Paul Phillips’ dad was a traditional banker and the younger Phillips began his career as a chip off the old block. Turmoil in the banking business soon cost Phillips his job and he went hunting. He wound up with the hated competition: a credit union. Now, he is president and CEO of First Federal Credit Union and he says, “I’m doing what I love.”
What he loves is quite different from traditional banking in several respects. First, credit unions were set up initially to serve individual companies and small geographic areas. They weren’t – and still aren’t – taxed, a sore spot for their bigger competitors.
The Roanoke Valley has nine federal credit unions, according to the website creditunionaccess.com and there are 7,000 credit unions in the U.S. (down dramatically from 25,000 at one time). Current membership is 97 million people and institutions. Total deposits are a bit over a trillion dollars, about as much as one of the top four banks in the U.S.

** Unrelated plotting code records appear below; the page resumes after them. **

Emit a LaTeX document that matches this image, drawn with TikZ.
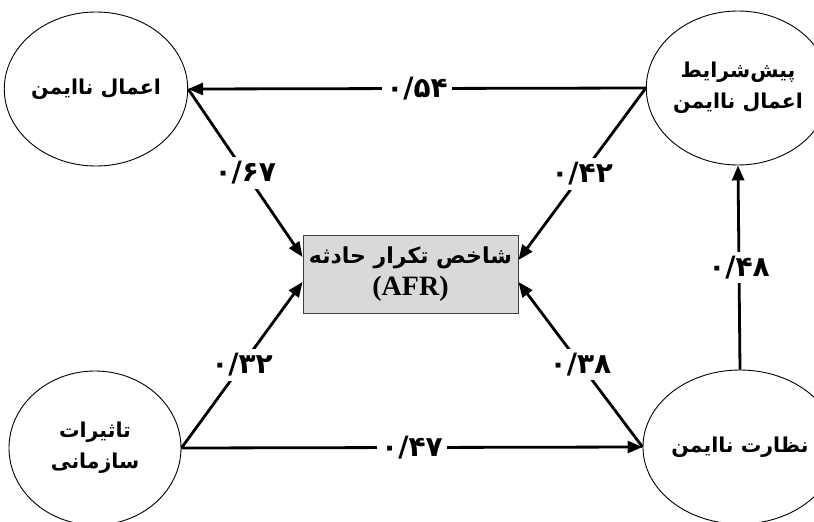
\documentclass[tikz,border=0pt]{standalone}
\usepackage{fontspec}
\setmainfont{Liberation Serif}
\newfontfamily\arabicfont[Script=Arabic]{DejaVu Sans}
\newfontfamily\digitfont{DejaVu Sans}
\TeXXeTstate=1
\usetikzlibrary{shapes.geometric,arrows.meta}
\begin{document}
\begin{tikzpicture}[x=1pt,y=-1pt,
  circ/.style={ellipse, draw=black, line width=0.9pt, minimum width=172pt, minimum height=154pt, inner sep=0pt, align=center, font=\arabicfont\bfseries\fontsize{20.5}{31}\selectfont},
  centerbox/.style={rectangle, draw=black!75, line width=0.9pt, fill=black!15, minimum width=215pt, minimum height=78pt, align=center, inner sep=0pt, font=\fontsize{22}{32}\selectfont},
  conn/.style={line width=2.8pt, -{Triangle[length=15pt,width=12pt]}},
  coef/.style={fill=white, inner sep=4pt, font=\digitfont\bfseries\fontsize{28}{30}\selectfont}]
\useasboundingbox (0,0) rectangle (814,522);
\node[circ] (tl) at (96,89) {\beginR اعمال ناایمن\endR};
\node[circ] (tr) at (738,88) {\beginR پیش‌شرایط\endR\\ \beginR اعمال ناایمن\endR};
\node[circ] (bl) at (95,448) {\beginR تاثیرات\endR\\ \beginR سازمانی\endR};
\node[circ] (br) at (740,447) {\beginR نظارت ناایمن\endR};
\node[centerbox] (box) at (410.5,274) {{\arabicfont\bfseries\beginR شاخص تکرار حادثه\endR}\\ {\bfseries\fontsize{28}{32}\selectfont (AFR)}};
\coordinate (boxwu) at ([yshift=17pt]box.west);
\coordinate (boxwd) at ([yshift=-8pt]box.west);
\coordinate (boxeu) at ([yshift=14pt]box.east);
\coordinate (boxed) at ([yshift=-8pt]box.east);
\draw[conn] (tr.west) -- node[coef] {۰/۵۴} (tl.east);
\draw[conn] (tl.east) -- node[coef] {۰/۶۷} (boxwu);
\draw[conn] (tr.west) -- node[coef] {۰/۴۲} (boxeu);
\draw[conn] (bl.east) -- node[coef] {۰/۳۲} (boxwd);
\draw[conn] (br.west) -- node[coef] {۰/۳۸} (boxed);
\draw[conn] (bl.east) -- node[coef] {۰/۴۷} (br.west);
\draw[conn] (br.north) -- node[coef] {۰/۴۸} (tr.south);
\end{tikzpicture}
\end{document}
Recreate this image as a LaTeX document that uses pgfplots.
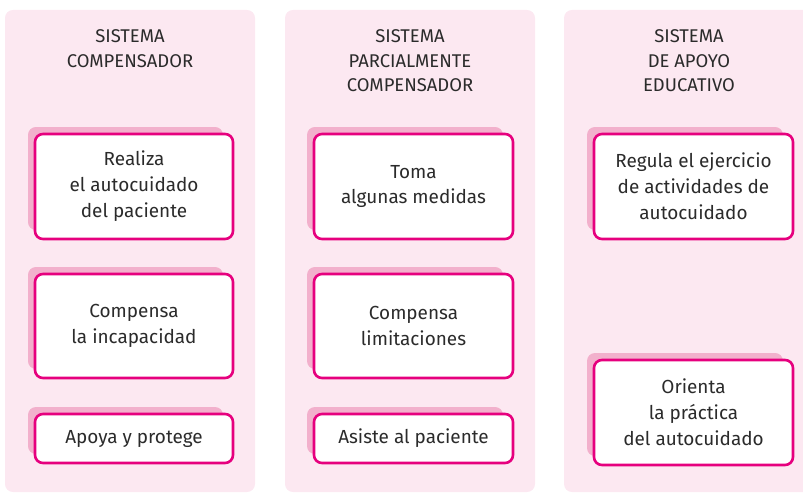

In 2012, credit unions held about 1.7 percent of household financial assets, a market share that has not changed significantly in more than 25 years. According to a 2013 study (Federal Reserve Bank of St. Louis) credit union membership represented “more than half of American families, and provided 16.7 percent of outstanding consumer credit.” The 1998 Credit Union Membership Access Act (CUMAA) relaxed membership regulations for credit unions creating groups with broader memberships.
There’s a limit on the amount of commercial business a CU can have and most of its depositors are medium- to low-income people. The federal mandate says CUs should “encourage thrift, loan for productive purposes” and especially to “serve people of modest means.”
“We need a diverse group of business,” says Phillips. “There should be balance across business lines. We don’t want to be pigeonholed too much.”
In the next 10 years, Phillips says, “We’ll face the same challenges: complexity, consumer preference and compliance,” which, he says, “will drive up consolidation.” In the past 30 years, “our share of the financial industry hasn’t moved from six percent.”
Phillips says about 65 percent of FF’s members are low to moderate income and 80 percent are “below the average median income for the market.” Phillips says FF has concentrated in affordable housing, transportation, Solarize Roanoke (solar heating/cooling program) and financing the truck driving program at Virginia Western Community College, among other things. “These are programs we fully embrace.”
The business loan emphasis can be “a slippery slope,” says Phillips. “We need a diverse business group … and we need to develop balance across business lines.” That kind of loan is federally regulated closely by credit unions’ limited geography and membership requirements.